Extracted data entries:
○ ○ ○
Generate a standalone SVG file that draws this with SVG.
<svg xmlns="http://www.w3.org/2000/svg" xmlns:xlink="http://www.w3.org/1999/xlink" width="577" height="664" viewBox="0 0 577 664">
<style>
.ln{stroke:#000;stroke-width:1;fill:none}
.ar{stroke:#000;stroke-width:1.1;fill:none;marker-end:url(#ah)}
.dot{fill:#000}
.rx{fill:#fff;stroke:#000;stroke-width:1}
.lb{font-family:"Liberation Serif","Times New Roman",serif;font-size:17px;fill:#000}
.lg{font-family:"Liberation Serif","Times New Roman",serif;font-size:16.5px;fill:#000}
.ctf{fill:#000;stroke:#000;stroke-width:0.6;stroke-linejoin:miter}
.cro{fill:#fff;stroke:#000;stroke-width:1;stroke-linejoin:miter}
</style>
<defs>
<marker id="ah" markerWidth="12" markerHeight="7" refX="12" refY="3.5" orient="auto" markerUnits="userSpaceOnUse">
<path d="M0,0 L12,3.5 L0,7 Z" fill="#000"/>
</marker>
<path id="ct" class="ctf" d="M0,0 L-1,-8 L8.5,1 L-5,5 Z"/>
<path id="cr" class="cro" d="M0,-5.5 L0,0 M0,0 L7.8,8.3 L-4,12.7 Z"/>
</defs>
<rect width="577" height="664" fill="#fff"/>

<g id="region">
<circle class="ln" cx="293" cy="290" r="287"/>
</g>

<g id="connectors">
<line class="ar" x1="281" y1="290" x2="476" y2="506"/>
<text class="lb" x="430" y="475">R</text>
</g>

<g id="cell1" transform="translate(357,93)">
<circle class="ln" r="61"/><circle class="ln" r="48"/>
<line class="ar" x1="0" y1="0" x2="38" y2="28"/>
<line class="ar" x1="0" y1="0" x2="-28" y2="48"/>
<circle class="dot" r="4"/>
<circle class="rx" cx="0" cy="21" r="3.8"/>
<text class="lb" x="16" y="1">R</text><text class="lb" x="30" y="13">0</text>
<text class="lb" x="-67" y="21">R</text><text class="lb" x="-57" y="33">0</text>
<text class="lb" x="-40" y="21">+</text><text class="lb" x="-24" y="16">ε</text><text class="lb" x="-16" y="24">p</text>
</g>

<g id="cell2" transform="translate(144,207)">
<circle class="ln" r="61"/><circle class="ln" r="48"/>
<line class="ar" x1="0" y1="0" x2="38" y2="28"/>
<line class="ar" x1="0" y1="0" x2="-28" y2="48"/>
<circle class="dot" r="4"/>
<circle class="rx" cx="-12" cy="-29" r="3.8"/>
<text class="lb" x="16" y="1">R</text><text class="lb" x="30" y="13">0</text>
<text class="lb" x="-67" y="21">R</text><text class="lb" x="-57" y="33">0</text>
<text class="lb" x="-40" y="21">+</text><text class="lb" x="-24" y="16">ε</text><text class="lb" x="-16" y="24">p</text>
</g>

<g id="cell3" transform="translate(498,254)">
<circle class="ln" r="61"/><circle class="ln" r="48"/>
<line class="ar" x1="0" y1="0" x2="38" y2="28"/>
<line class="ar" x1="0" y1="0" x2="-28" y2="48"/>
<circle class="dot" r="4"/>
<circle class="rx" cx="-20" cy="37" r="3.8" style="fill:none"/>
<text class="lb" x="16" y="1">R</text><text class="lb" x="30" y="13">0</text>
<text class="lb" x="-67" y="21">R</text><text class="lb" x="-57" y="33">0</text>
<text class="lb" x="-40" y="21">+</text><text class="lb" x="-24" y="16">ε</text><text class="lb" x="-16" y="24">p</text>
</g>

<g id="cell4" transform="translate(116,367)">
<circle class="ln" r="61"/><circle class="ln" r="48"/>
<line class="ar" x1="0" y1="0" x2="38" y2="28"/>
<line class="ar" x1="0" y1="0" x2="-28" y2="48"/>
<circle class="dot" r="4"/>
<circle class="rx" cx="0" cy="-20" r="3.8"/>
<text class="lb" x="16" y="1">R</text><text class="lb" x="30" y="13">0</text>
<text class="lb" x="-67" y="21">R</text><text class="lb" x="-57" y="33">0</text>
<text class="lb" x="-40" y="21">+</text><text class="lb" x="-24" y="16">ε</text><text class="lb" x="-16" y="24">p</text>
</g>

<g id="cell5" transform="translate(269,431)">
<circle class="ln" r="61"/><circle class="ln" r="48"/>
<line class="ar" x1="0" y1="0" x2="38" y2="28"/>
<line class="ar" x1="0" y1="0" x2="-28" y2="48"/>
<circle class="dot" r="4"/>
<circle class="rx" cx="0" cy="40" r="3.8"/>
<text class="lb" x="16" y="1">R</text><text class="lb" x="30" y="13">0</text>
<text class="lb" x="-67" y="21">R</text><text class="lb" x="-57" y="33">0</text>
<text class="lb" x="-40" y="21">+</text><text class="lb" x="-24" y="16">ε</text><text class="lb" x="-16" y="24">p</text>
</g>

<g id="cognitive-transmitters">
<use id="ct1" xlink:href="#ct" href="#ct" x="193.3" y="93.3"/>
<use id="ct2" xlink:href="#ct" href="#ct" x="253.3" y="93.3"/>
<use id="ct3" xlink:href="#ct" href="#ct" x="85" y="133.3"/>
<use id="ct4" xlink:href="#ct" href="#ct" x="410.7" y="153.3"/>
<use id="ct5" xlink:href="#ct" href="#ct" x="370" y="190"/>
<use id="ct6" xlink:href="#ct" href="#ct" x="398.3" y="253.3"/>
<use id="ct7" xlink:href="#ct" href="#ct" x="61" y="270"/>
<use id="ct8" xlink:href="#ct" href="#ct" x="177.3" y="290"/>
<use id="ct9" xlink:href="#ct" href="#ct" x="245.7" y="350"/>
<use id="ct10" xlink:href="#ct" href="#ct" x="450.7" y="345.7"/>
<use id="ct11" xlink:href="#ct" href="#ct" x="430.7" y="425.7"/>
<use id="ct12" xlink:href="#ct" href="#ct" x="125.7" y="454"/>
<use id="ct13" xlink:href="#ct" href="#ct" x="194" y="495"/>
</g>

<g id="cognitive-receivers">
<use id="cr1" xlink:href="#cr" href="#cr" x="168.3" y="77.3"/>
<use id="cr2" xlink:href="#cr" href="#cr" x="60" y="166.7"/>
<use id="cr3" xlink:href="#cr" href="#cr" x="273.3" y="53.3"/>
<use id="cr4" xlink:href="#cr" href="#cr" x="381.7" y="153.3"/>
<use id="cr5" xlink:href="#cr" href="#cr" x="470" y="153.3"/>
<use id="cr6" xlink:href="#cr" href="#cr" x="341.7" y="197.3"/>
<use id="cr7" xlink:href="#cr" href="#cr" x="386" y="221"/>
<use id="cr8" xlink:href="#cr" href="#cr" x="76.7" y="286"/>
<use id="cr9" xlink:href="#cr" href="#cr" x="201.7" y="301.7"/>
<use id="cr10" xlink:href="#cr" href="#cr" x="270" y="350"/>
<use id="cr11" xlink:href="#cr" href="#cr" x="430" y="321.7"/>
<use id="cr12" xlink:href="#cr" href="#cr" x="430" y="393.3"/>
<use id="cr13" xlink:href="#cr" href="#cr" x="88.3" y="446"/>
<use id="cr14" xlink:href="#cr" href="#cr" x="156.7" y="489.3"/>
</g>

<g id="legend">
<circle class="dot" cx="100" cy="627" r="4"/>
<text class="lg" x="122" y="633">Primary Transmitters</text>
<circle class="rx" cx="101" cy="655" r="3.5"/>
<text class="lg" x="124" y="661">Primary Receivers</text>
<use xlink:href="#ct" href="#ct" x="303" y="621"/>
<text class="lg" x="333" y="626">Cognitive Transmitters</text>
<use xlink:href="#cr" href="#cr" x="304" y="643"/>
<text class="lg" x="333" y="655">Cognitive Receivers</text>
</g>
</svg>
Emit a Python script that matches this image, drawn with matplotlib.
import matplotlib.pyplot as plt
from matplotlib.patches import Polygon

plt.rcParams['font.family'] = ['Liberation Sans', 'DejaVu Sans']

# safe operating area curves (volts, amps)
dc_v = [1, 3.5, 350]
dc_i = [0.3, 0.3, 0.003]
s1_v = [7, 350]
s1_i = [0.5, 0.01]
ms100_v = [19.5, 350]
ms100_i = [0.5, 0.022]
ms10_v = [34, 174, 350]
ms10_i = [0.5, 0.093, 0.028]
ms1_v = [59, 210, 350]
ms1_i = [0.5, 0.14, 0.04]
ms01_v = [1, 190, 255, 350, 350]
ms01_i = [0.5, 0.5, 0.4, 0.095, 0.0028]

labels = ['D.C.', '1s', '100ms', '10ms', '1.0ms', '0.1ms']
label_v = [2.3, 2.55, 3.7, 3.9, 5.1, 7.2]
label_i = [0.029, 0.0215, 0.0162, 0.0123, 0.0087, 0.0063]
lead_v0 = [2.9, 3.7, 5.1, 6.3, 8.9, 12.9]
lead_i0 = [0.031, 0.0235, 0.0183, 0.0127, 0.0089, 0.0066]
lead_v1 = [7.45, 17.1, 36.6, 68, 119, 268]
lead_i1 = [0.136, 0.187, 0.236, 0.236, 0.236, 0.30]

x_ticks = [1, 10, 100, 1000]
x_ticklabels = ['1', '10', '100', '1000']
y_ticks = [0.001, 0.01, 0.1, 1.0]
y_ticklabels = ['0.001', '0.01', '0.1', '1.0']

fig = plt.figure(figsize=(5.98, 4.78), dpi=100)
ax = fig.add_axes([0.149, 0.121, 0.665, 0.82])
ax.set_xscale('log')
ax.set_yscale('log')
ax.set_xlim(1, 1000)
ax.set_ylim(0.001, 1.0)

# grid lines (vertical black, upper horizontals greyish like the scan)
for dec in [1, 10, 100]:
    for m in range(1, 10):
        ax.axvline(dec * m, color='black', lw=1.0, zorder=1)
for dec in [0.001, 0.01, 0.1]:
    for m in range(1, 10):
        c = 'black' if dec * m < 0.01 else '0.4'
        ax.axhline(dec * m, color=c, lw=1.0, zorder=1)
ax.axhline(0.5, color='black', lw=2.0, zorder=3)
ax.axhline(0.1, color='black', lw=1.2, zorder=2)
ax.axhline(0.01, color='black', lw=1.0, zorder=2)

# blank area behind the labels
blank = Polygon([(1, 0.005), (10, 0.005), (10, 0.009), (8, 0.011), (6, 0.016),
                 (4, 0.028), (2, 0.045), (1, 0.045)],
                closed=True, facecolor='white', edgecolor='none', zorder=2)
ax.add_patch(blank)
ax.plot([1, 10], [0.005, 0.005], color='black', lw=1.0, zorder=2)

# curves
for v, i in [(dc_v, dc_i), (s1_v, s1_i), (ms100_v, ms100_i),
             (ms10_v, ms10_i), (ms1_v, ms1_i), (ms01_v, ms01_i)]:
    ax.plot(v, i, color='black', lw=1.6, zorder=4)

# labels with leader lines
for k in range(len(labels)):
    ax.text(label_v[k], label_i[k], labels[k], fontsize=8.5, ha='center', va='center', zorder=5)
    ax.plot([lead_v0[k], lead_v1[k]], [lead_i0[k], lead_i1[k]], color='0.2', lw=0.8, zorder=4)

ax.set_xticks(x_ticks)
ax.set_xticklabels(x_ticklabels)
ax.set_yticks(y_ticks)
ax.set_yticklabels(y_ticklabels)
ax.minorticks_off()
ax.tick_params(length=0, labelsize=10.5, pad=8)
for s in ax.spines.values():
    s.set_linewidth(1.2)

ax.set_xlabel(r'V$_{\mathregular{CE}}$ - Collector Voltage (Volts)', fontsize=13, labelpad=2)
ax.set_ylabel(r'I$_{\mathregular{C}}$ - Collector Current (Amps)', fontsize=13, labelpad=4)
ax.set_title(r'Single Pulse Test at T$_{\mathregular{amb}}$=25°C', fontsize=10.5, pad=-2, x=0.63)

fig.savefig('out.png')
○ ○ ○
**OBJECTIVE**
What is wanted is an exact copy of the lines from the line containing "Emit a Python" to the line containing "ax.axhline(0.01, color='black', lw=1.0, zorder=2)", both lines included, and of no other line.

**TASK RESPONSE**
Emit a Python script that matches this image, drawn with matplotlib.
import matplotlib.pyplot as plt
from matplotlib.patches import Polygon

plt.rcParams['font.family'] = ['Liberation Sans', 'DejaVu Sans']

# safe operating area curves (volts, amps)
dc_v = [1, 3.5, 350]
dc_i = [0.3, 0.3, 0.003]
s1_v = [7, 350]
s1_i = [0.5, 0.01]
ms100_v = [19.5, 350]
ms100_i = [0.5, 0.022]
ms10_v = [34, 174, 350]
ms10_i = [0.5, 0.093, 0.028]
ms1_v = [59, 210, 350]
ms1_i = [0.5, 0.14, 0.04]
ms01_v = [1, 190, 255, 350, 350]
ms01_i = [0.5, 0.5, 0.4, 0.095, 0.0028]

labels = ['D.C.', '1s', '100ms', '10ms', '1.0ms', '0.1ms']
label_v = [2.3, 2.55, 3.7, 3.9, 5.1, 7.2]
label_i = [0.029, 0.0215, 0.0162, 0.0123, 0.0087, 0.0063]
lead_v0 = [2.9, 3.7, 5.1, 6.3, 8.9, 12.9]
lead_i0 = [0.031, 0.0235, 0.0183, 0.0127, 0.0089, 0.0066]
lead_v1 = [7.45, 17.1, 36.6, 68, 119, 268]
lead_i1 = [0.136, 0.187, 0.236, 0.236, 0.236, 0.30]

x_ticks = [1, 10, 100, 1000]
x_ticklabels = ['1', '10', '100', '1000']
y_ticks = [0.001, 0.01, 0.1, 1.0]
y_ticklabels = ['0.001', '0.01', '0.1', '1.0']

fig = plt.figure(figsize=(5.98, 4.78), dpi=100)
ax = fig.add_axes([0.149, 0.121, 0.665, 0.82])
ax.set_xscale('log')
ax.set_yscale('log')
ax.set_xlim(1, 1000)
ax.set_ylim(0.001, 1.0)

# grid lines (vertical black, upper horizontals greyish like the scan)
for dec in [1, 10, 100]:
    for m in range(1, 10):
        ax.axvline(dec * m, color='black', lw=1.0, zorder=1)
for dec in [0.001, 0.01, 0.1]:
    for m in range(1, 10):
        c = 'black' if dec * m < 0.01 else '0.4'
        ax.axhline(dec * m, color=c, lw=1.0, zorder=1)
ax.axhline(0.5, color='black', lw=2.0, zorder=3)
ax.axhline(0.1, color='black', lw=1.2, zorder=2)
ax.axhline(0.01, color='black', lw=1.0, zorder=2)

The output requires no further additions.